Le Sénat a adopté le 4 février 2016 une proposition de résolution européenne portant sur les conséquences du traité transatlantique pour l’agriculture et l’aménagement du territoire.
Je suis intervenu en séance, en introduction de l’examen de ce texte qui se concentre sur des sujets fondamentaux pour notre pays.
Ce texte s’inscrit dans le prolongement de plusieurs initiatives sénatoriales relatives à la défense des intérêts agricoles français et européens. J’avais eu l’occasion d’évoquer cette question dans un rapport de synthèse co-rédigé avec mon collègue Daniel Raoul, publié en novembre 2015 (à découvrir ici).
Outre les critiques adressées à l’encontre de ces négociations commerciales transatlantiques (jugées peu transparentes et peu démocratiques), il s’agit pour deux modèles agricoles profondément différents dans leur approche et leur méthode de production de trouver dans cet accord futur leurs intérêts réciproques.
Les pratiques d’élevage, par exemple, différent fortement et pourraient mettre en difficulté notre secteur. Là où l’Europe nourrit ses troupeaux bovins avec des aliments presque exclusivement produits sur place (plus de 80% de la ration de base est composée d’herbe), les États-Unis recourent massivement aux céréales, tourteaux et autres additifs alimentaires utilisés comme activateurs de croissance. Là où les plus grosses exploitations d’élevage françaises accueillent entre 60 et 200 bovins en moyenne, les deux-tiers des élevages américains sont engraissés dans les « feedlots », qui peuvent contenir jusqu’à 200.000 bêtes.
Les plus faibles réglementations relatives à l’environnement et au respect du bien-être animal, couplées à une main d’oeuvre moins chère (dû notamment à une plus forte mécanisation) menacent clairement le secteur européen de l’élevage bovin, et plus particulièrement le secteur français.
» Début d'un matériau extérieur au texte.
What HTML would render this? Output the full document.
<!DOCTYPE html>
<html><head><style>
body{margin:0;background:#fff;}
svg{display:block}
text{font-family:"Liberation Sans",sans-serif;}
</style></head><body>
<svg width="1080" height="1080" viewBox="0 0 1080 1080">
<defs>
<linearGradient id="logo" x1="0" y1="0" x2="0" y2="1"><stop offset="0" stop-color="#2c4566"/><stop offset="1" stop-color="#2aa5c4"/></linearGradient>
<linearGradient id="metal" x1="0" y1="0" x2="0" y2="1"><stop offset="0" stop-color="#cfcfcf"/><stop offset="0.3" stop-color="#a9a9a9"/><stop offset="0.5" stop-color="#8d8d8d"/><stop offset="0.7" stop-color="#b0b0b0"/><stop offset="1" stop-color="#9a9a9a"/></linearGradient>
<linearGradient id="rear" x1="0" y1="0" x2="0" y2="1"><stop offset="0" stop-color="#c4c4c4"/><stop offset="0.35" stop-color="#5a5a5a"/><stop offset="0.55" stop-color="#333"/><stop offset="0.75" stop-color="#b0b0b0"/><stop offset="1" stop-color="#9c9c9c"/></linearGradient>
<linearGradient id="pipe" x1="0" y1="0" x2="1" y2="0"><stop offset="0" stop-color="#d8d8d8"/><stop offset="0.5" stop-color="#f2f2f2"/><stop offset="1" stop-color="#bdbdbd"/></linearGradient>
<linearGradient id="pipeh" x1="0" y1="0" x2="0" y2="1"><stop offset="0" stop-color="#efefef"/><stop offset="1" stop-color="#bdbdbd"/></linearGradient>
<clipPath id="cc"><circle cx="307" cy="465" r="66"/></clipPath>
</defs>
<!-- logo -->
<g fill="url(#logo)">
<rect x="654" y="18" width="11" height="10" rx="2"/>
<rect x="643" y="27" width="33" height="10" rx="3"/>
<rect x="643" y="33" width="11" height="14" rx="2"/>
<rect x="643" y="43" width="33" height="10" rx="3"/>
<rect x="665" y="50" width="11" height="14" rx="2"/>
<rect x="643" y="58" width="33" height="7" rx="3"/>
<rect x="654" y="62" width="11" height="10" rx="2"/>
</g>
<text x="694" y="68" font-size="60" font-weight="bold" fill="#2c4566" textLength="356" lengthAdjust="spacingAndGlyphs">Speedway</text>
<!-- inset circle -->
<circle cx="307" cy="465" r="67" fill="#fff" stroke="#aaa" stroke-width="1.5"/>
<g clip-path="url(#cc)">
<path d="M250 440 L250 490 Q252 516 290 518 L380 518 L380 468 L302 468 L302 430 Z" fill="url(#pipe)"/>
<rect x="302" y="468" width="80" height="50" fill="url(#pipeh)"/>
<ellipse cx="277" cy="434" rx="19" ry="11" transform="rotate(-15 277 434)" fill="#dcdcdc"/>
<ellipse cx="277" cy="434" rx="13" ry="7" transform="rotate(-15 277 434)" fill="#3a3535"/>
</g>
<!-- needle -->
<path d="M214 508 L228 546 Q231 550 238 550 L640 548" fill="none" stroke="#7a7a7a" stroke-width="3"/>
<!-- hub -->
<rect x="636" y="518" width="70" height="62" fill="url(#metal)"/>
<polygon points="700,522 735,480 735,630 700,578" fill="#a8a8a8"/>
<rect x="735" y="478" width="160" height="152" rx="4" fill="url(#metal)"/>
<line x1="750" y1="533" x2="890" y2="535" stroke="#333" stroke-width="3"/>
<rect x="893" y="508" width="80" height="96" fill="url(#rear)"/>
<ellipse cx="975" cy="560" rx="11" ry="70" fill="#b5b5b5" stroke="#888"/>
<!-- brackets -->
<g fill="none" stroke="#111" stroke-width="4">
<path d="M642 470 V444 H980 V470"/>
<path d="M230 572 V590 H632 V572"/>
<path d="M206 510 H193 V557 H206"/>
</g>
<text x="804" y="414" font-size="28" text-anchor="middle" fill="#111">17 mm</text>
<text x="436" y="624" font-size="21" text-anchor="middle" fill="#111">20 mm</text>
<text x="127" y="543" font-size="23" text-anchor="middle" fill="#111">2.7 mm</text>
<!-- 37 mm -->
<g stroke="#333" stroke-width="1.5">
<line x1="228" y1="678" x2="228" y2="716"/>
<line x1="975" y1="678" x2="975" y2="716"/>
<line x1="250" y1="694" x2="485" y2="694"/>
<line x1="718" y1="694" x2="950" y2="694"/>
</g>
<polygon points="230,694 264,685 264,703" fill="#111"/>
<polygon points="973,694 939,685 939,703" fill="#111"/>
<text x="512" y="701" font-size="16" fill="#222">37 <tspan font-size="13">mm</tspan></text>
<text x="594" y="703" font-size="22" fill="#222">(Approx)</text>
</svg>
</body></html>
La France et l’Europe ont en revanche des atouts à faire valoir dans le secteur des produits laitiers. En la matière, il faudra veiller à abaisser les tarifs douaniers américains, très élevés (jusqu’à 80% pour certains fromages), couplés aux barrières non-tarifaires (embargos, procédures complexes d’accès au marché). Les américains voient en nos fromages à pâte molle et au lait cru de fortes menaces sanitaires.
Autre point très sensible des négociations, les indications géographiques européennes, non reconnues par les américains qui y préfèrent le système des « marques » (qui doivent être renouvelées tous les 10 ans et peuvent être vendues). Il s’agit là d’un sujet stratégique pour la France : nous devons faire reconnaître et protéger une liste ciblée d’indications géographiques, chacune étant liée à un savoir-faire et à un mode de production spécifiques. Ne pas reconnaître dans ce traité transatlantique nos indications géographiques signerait très probablement leur disparition dans les autres accords commerciaux à venir.
J’ai également eu le plaisir de participer au débat « TTIP : Quelles opportunités pour la France ? » organisé par le réseau de médias européens Euractiv (voir vidéo ci-dessous), au cours duquel j’ai tenu à indiquer clairement que le TTIP ne serait pas approuvé par le Parlement si l’élevage n’était pas préservé.